Jane, however, discovers holiday cheer is fleeting. One of the Yuletide dies in a tragic accident whose circumstances Jane immediately views with suspicion. If the accident was in fact murder, the killer is one of Jane’s fellow snow-bound guests. With clues scattered amidst cleverly-crafted charades, dark secrets coming to light during parlor games, and old friendships returning to haunt the Christmas parties, whom can Jane trust to help her discover the truth and stop the killer from striking again?
I thought it might be fun to try out the Jane Austen mystery series by starting with a Christmas special, a book set over the twelve days of Christmas. I’m fond of Jane Austenish stories and I usually enjoy Kate Reading’s narration, so my wife and I sat down this evening ready to be entertained by a cosy Christmas mystery.
Sadly, we didn’t make it further than the first day of Christmas.

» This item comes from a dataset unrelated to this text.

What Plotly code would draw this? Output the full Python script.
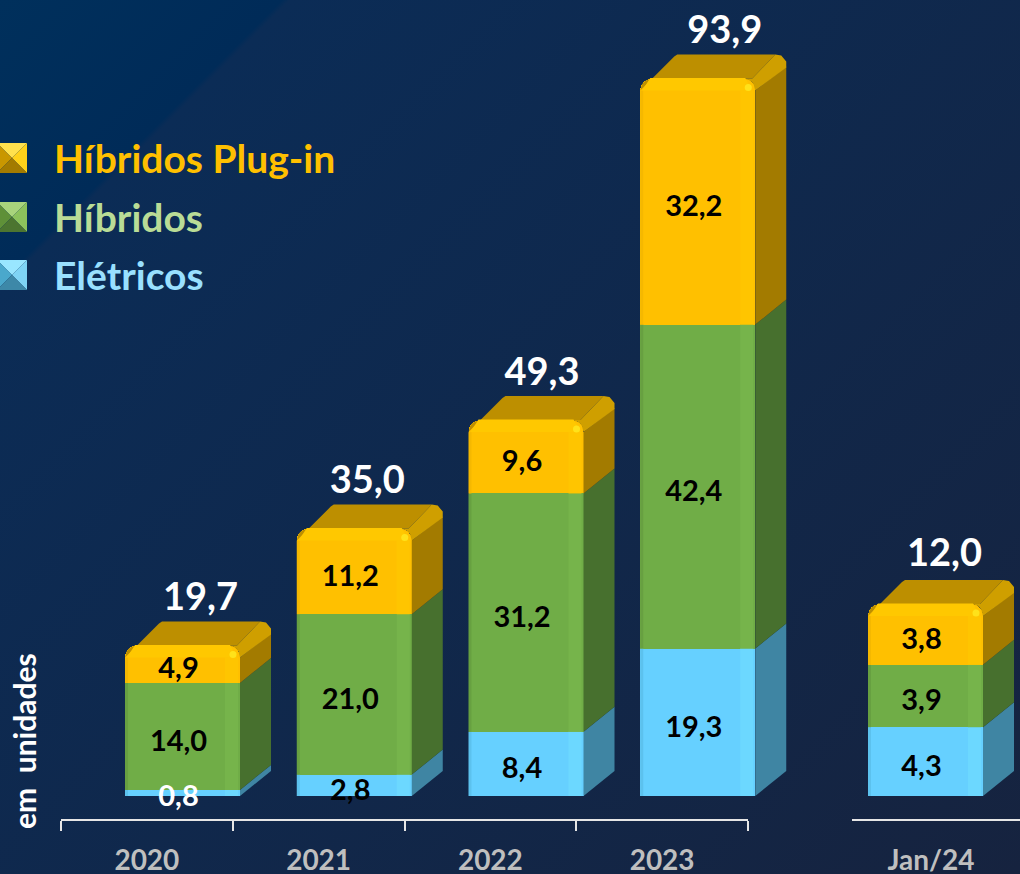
import base64
import plotly.graph_objects as go

# ---- data ----
CATEGORIES = ["2020", "2021", "2022", "2023"]
ELETRICOS = [0.8, 2.8, 8.4, 19.3]
HIBRIDOS = [14.0, 21.0, 31.2, 42.4]
PLUGIN = [4.9, 11.2, 9.6, 32.2]
TOTALS = [19.7, 35.0, 49.3, 93.9]
JAN_CATEGORY = ["Jan/24"]
JAN_ELETRICOS = [4.3]
JAN_HIBRIDOS = [3.9]
JAN_PLUGIN = [3.8]
JAN_TOTAL = [12.0]
SERIES_NAMES = ["Elétricos", "Híbridos", "Híbridos Plug-in"]
AXIS_TITLE = "em\u00a0\u00a0unidades"

# ---- geometry / style ----
W, H = 1020, 874
PX_X = 171.75
X0_PX = 147.0
BASE_PX = 796.0
SCALE_L = 7.64
SCALE_R = 16.0
BAR_W = 115 / PX_X
DX = 31 / PX_X
DY_PX = 25.0
FONT = "Lato, Carlito, 'Open Sans', sans-serif"
FRONT = ["#66d0ff", "#70ad47", "#ffc000"]
STRIP = ["#6cd8ff", "#76b44b", "#ffc500"]
EDGE = ["#5cc2ee", "#67a041", "#f5b800"]
SIDE = ["#3f85a3", "#47702e", "#a37b00"]
TOP = "#bd8f00"
RIDGE = "#cf9f00"
LEGEND_TEXT = ["#99e0ff", "#b9dc96", "#ffc000"]
LEGEND_BEVEL = [
    ("#99e6ff", "#7fd4f5", "#4aa8cc", "#3d88a8", "#66d0ff"),
    ("#a8d47c", "#8cc25c", "#5f9038", "#4c7530", "#70ad47"),
    ("#ffe14d", "#ffd21a", "#c99700", "#a37b00", "#ffc000"),
]


def xpx(px):
    return (px - X0_PX) / PX_X


def paper_x(px):
    return px / W


def paper_y(px):
    return 1 - px / H


fig = go.Figure()


def poly(xs, ys, color, yaxis):
    fig.add_trace(go.Scatter(x=xs, y=ys, mode="lines", fill="toself", fillcolor=color,
                             line=dict(width=0, color=color), hoverinfo="skip",
                             showlegend=False, yaxis=yaxis))


def draw_group(xpos, stacks, totals, scale, yaxis, left_off_px, shifts, label_shift):
    """stacks: [eletricos, hibridos, plugin]"""
    dy = DY_PX / scale
    off = left_off_px / PX_X
    ux, uy = 1 / PX_X, 1 / scale
    for s, values in enumerate(stacks):
        fig.add_trace(go.Bar(x=xpos, y=values, width=BAR_W, offset=off,
                             marker=dict(color=FRONT[s], line=dict(width=0), cornerradius=12),
                             name=SERIES_NAMES[s], cliponaxis=False, showlegend=False,
                             yaxis=yaxis))
    base = [0.0] * len(xpos)
    for s, values in enumerate(stacks):
        for i, xc in enumerate(xpos):
            b, t = base[i], base[i] + values[i]
            x0 = xc + off
            x1 = x0 + BAR_W
            is_top = s == 2
            if is_top:
                # top face, following the rounded front corners
                poly([x0, x0 + 1.6 * ux, x0 + 3.5 * ux, x0 + 6 * ux, x0 + 12 * ux, x1 - 3 * ux,
                      x1 + 20 * ux, x0 + 37 * ux, x0 + 34 * ux],
                     [t - 12 * uy, t - 6 * uy, t - 3.5 * uy, t - 1.6 * uy, t, t,
                      t + 24 * uy, t + 24 * uy, t + 22 * uy], TOP, yaxis)
                # side face
                poly([x1, x1 + 31 * ux, x1 + 31 * ux, x1],
                     [b, b + dy, t + 12 * uy, t - 12 * uy], SIDE[s], yaxis)
                # lit ridge, following the rounded corner
                poly([x1 - 12 * ux, x1 - 6 * ux, x1 - 3.5 * ux, x1 - 1.6 * ux, x1, x1 + 31 * ux,
                      x1 + 31 * ux, x1 + 26 * ux, x1 + 20 * ux, x1 - 3 * ux],
                     [t, t - 1.6 * uy, t - 3.5 * uy, t - 6 * uy, t - 12 * uy, t + 11 * uy,
                      t + 17 * uy, t + 23 * uy, t + 24 * uy, t], RIDGE, yaxis)
            else:
                poly([x1, x1 + DX, x1 + DX, x1], [b, b + dy, t + dy, t], SIDE[s], yaxis)
            # front edge strips (gloss)
            sx0, sx1 = x1 - 15 * ux, x1 - 2 * ux
            st = t - (12 * uy if is_top else 0)
            poly([sx0, sx1, sx1, sx0], [b, b, st, st], STRIP[s], yaxis)
            poly([x0, x0 + 3 * ux, x0 + 3 * ux, x0], [b, b, st, st], EDGE[s], yaxis)
            if is_top:
                # bright band under the top edge
                poly([x0 + 10 * ux, x1 - 10 * ux, x1 - 3 * ux, x0 + 2 * ux],
                     [t + 0.6 * uy, t + 0.6 * uy, t - 12 * uy, t - 12 * uy], "#ffc800", yaxis)
                fig.add_trace(go.Scatter(x=[x1 - 7 * ux], y=[t - 9 * uy], mode="markers",
                                         marker=dict(size=7, color="#ffe21a", line=dict(width=0)),
                                         hoverinfo="skip", showlegend=False, yaxis=yaxis))
        base = [bb + v for bb, v in zip(base, values)]

    # segment labels
    base = [0.0] * len(xpos)
    for s, values in enumerate(stacks):
        colors = ["#ffffff" if v < 1 else "#000000" for v in values]
        lab_x = [xc + off + BAR_W / 2 - 4 * ux for xc in xpos]
        lab_y = [bb + v / 2 - 7 * uy for bb, v in zip(base, values)]
        if s == 0:
            lab_y = [(bb + v / 2 - 7 * uy) if v >= 1 else bb - 3 * uy for bb, v in zip(base, values)]
        fig.add_trace(go.Scatter(x=lab_x, y=lab_y, mode="text",
                                 text=[f"{v:.1f}".replace(".", ",") for v in values],
                                 textfont=dict(family=FONT, size=29, color=colors, weight=700),
                                 textposition="middle center", cliponaxis=False,
                                 hoverinfo="skip", showlegend=False, yaxis=yaxis))
        base = [bb + v for bb, v in zip(base, values)]

    # totals
    stack_tops = [sum(c) for c in zip(*stacks)]
    fig.add_trace(go.Scatter(
        x=[xc + off + BAR_W / 2 + sh * ux for xc, sh in zip(xpos, shifts)],
        y=[t + label_shift * uy for t in stack_tops],
        mode="text", text=[f"{v:.1f}".replace(".", ",") for v in totals],
        textfont=dict(family=FONT, size=38, color="#ffffff", weight=700),
        textposition="middle center", cliponaxis=False,
        hoverinfo="skip", showlegend=False, yaxis=yaxis))


draw_group(list(range(len(CATEGORIES))), [ELETRICOS, HIBRIDOS, PLUGIN], TOTALS, SCALE_L, "y",
           -22, [18, 13, 16, 27], 45)
draw_group([xpx(931)], [JAN_ELETRICOS, JAN_HIBRIDOS, JAN_PLUGIN], JAN_TOTAL, SCALE_R, "y2",
           -63, [19], 48)

# anchors for the two visible category axes
fig.add_trace(go.Scatter(x=list(range(4)), y=[None] * 4, xaxis="x2", yaxis="y", hoverinfo="skip", showlegend=False))
fig.add_trace(go.Scatter(x=[0], y=[None], xaxis="x3", yaxis="y", hoverinfo="skip", showlegend=False))

# ---- legend ----
shapes = []
annotations = []
for name, col, bevel, y_c in zip(SERIES_NAMES[::-1], LEGEND_TEXT[::-1], LEGEND_BEVEL[::-1], [158, 217, 275]):
    l, r, t, b = -3, 27, y_c - 15, y_c + 15
    cx, cy = (l + r) / 2, (t + b) / 2
    top, right, left, bottom, mid = bevel
    faces = [
        ([(l, t), (r, t), (cx, cy)], top),
        ([(r, t), (r, b), (cx, cy)], right),
        ([(l, t), (l, b), (cx, cy)], left),
        ([(l, b), (r, b), (cx, cy)], bottom),
    ]
    for pts, c in faces:
        path = "M" + " L".join(f"{paper_x(a):.5f},{paper_y(q):.5f}" for a, q in pts) + " Z"
        shapes.append(dict(type="path", xref="paper", yref="paper", path=path, fillcolor=c, line_width=0))
    annotations.append(dict(text=name, x=paper_x(52), y=paper_y(y_c), xref="paper", yref="paper",
                            xanchor="left", yanchor="middle", showarrow=False,
                            font=dict(family=FONT, size=39, color=col, weight=700)))

annotations.append(dict(text=AXIS_TITLE, x=paper_x(24), y=paper_y(741), xref="paper", yref="paper",
                        textangle=-90, xanchor="center", yanchor="middle", showarrow=False,
                        font=dict(family=FONT, size=30, color="#ffffff", weight=700)))

# ---- background gradient ----
svg = (f'<svg xmlns="http://www.w3.org/2000/svg" width="{W}" height="{H}">'
       '<defs><linearGradient id="g" gradientUnits="userSpaceOnUse" x1="0" y1="0" x2="947" y2="947">'
       '<stop offset="0" stop-color="#00305c"/><stop offset="0.149" stop-color="#002b58"/>'
       '<stop offset="0.153" stop-color="#0b2c56"/><stop offset="1" stop-color="#16233f"/>'
       f'</linearGradient></defs><rect width="{W}" height="{H}" fill="url(#g)"/></svg>')
bg = "data:image/svg+xml;base64," + base64.b64encode(svg.encode()).decode()

tickfont = dict(family=FONT, size=28, color="#bfbfbf", weight=700)
axis_pos = paper_y(820)
fig.update_layout(
    width=W, height=H, autosize=False,
    margin=dict(l=0, r=0, t=0, b=0, autoexpand=False),
    paper_bgcolor="#0f2a50", plot_bgcolor="rgba(0,0,0,0)",
    barmode="stack", showlegend=False,
    images=[dict(source=bg, xref="paper", yref="paper", x=0, y=1, sizex=1, sizey=1,
                 sizing="stretch", layer="below", xanchor="left", yanchor="top")],
    shapes=shapes, annotations=annotations,
    xaxis=dict(domain=[0, 1], range=[xpx(0), xpx(W)], visible=False, fixedrange=True),
    yaxis=dict(domain=[0, 1], range=[(BASE_PX - H) / SCALE_L, BASE_PX / SCALE_L], visible=False, fixedrange=True),
    yaxis2=dict(domain=[0, 1], overlaying="y", range=[(BASE_PX - H) / SCALE_R, BASE_PX / SCALE_R],
                visible=False, fixedrange=True),
    xaxis2=dict(domain=[paper_x(61), paper_x(748)], range=[-0.5, 3.5], anchor="free", position=axis_pos,
                showgrid=False, zeroline=False, showline=True, linecolor="#e6e6e6", linewidth=2,
                tickmode="array", tickvals=list(range(4)), ticktext=CATEGORIES, ticks="", tickfont=tickfont,
                ticklabelstandoff=15, fixedrange=True,
                minor=dict(tickmode="array", tickvals=[-0.5, 0.5, 1.5, 2.5, 3.5], ticks="outside",
                           ticklen=10, tickwidth=2, tickcolor="#e6e6e6", showgrid=False)),
    xaxis3=dict(domain=[paper_x(852), 1], range=[xpx(852) - xpx(931), xpx(1020) - xpx(931)], anchor="free",
                position=axis_pos, showgrid=False, zeroline=False, showline=True,
                linecolor="#e6e6e6", linewidth=2, tickmode="array", tickvals=[0], ticktext=JAN_CATEGORY,
                ticks="", tickfont=tickfont, ticklabelstandoff=15, fixedrange=True),
)

fig.write_html("out.html", config=dict(displayModeBar=False),
               post_script="document.documentElement.style.margin='0';document.body.style.margin='0';"
                           "document.body.style.overflow='hidden';")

We listened to a little over an hour of the book with a slowly fading hope of entertainment that died altogether during a long look-at-all-the-details-I’ve-researched description of The Vines, the country house in which I assume the murder would take place.
The text was heavy the dialogue was laboured and unconvincing and the action minimal. I think the book suffered because I couldn’t help comparing it to Jane Austen’s writing which delivers the narrative with a light touch, powered by sparkling dialogue and witty descriptions of people and their habits. It was the reading equivalent of walking into a well-proportioned Georgian room and finding it so stuffed with Victorian bric-a-brac that all its elegance has been lost.
This is book twelve in the series so these books must be working well for some readers but I’m afraid it’s not for me.